Elliott turned up for a ride on the coach-to-train group after the 2009 rights issue. Deutsche Bank's scribes think "this investment has not been as successful as Elliott would have wished", but the sale "reflects a desire for better return on capital rather than any fundamental problem with National Express".
The placing will increase liquidity in the shares, but Oriel Securities' analysts question what Elliott will do with the rest. Oriel said: "The tone of the statement does not suggest a desire to sell more in a hurry, but much may depend on future share price performance."
Liberum Capital gives the shares a 280p target price, but they journeyed down 25.5p to 204.5p.
The worst performer on the benchmark index was the insurer Aviva. News that it had slashed its final dividend by 44 per cent after reporting a £3bn loss sent the shares south – down 45p to 314.8 p.
The FTSE 100 index dipped during the afternoon session on news that the Bank of England would not go for more stimulus, but it closed the day up 11.52 points to 6,439.16.
The shopping centre owner Intu Properties, a blue-chip stock set to be downgraded to the mid-caps on 18 March, has made an £800m bond issue, and the shares added 2.7p to 332.2p.
Meanwhile, back on the mid-cap index, the oil company Ophir Energy was given an upgrade by analysts at Bank of America Merrill Lynch, who think that it has addressed its funding gap as well as its drilling programme. Last month Britain's richest man, the Indian steel tycoon and Queens Park Rangers part-owner Lakshmi Mittal, sold half his stake alongside Och-Ziff Capital Management. Merrill gives the shares a 575p price target and the shares added 7.5p to 524.5p.
The defence services group Cobham's chief executive, Bob Murphy, was upbeat, and said the group would turn to profitability next year. The shares added 5.5p to 234.7p.
The packaging firm DS Smith said that it is cautious about its paper division following a continued "poor" performance, and its shares packed in a 9.1p loss to 231.4p.

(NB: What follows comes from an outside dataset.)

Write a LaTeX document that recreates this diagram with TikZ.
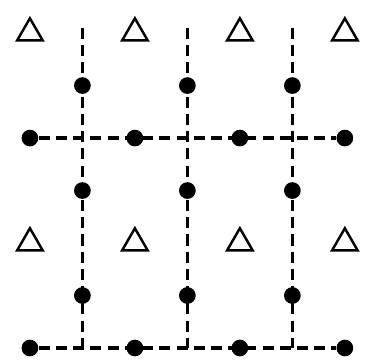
\documentclass[tikz,border=0pt]{standalone}
\usetikzlibrary{shapes.geometric}

\begin{document}
\begin{tikzpicture}[x=0.75cm, y=0.75cm,
    site/.style={circle, fill=black, inner sep=0pt, minimum size=6.8pt},
    vacancy/.style={regular polygon, regular polygon sides=3, draw, line width=1pt, inner sep=0pt, minimum size=12pt},
    bond/.style={line width=1.4pt, dash pattern=on 4.5pt off 2.5pt}]
  \useasboundingbox (-0.57,-0.25) rectangle (6.46,6.63);
  % open triangles
  \foreach \i in {0,...,3} {
    \node[vacancy] (ta\i) at (2*\i,6) {};
    \node[vacancy] (tb\i) at (2*\i,2) {};
  }
  % sites on the two rows
  \foreach \i in {0,...,3} {
    \node[site] (m\i) at (2*\i,4) {};
    \node[site] (b\i) at (2*\i,0) {};
  }
  % sites on the three columns
  \foreach \i in {1,2,3} {
    \node[site] (u\i) at (2*\i-1,5) {};
    \node[site] (c\i) at (2*\i-1,3) {};
    \node[site] (l\i) at (2*\i-1,1) {};
    \coordinate (top\i) at (2*\i-1,6.1);
    \coordinate (bot\i) at (2*\i-1,0);
  }
  % dashed lines
  \foreach \i in {1,2,3}
    \draw[bond] (top\i) -- (bot\i);
  \draw[bond] (m0) -- (m3);
  \draw[bond] (b0) -- (b3);
\end{tikzpicture}
\end{document}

The Vimto owner Nichols' shares fizzed up 7.75p to 895.5p after it revealed a 13 per cent rise in profits to £20.5m. Brendan Hynes, chief executive of the group which has a licensing deal with Levi Roots for his Reggae Reggae sauce, will step down at its AGM in May. He will be replaced by the managing director of its UK drinks business, Marnie Millard.
AIM-listed Circle Oil revealed positive test results from a well drilled in Egypt but the shares trickled down 0.13p to 18.25p.
Snap up shares in Cineworld, Investec suggests. The broker says the outlook is "positive" for the cinema chain and makes particular mention of the new Imax the business is planning to open in Glasgow this year. This year is also blessed with "no major event interruptions" (think the Olympics). The shares are 277p with a 310p target.
Sell shares in the supermarket Morrisons, analysts insist. Signs of improvement in sales trends is not yet apparent at the supermarket. Barclays analysts say they "expect earnings expectations to continue to drip downwards" following next week's results. They add: "Share price support from the £1bn buyback is also likely to end imminently – and we do not expect a fuller balance sheet review for another six months." They give a 240p price target for shares that are 259p, and retain their underweight rating.
Hang on to shares in Avocet, Canaccord Genuity recommends, giving the mining business a price target of 40p for shares which are presently 23.5p a pop. The broker says that although Avocet has taken a $135m writedown on the Inata asset, "it is most likely to be seeking equity finance shortly".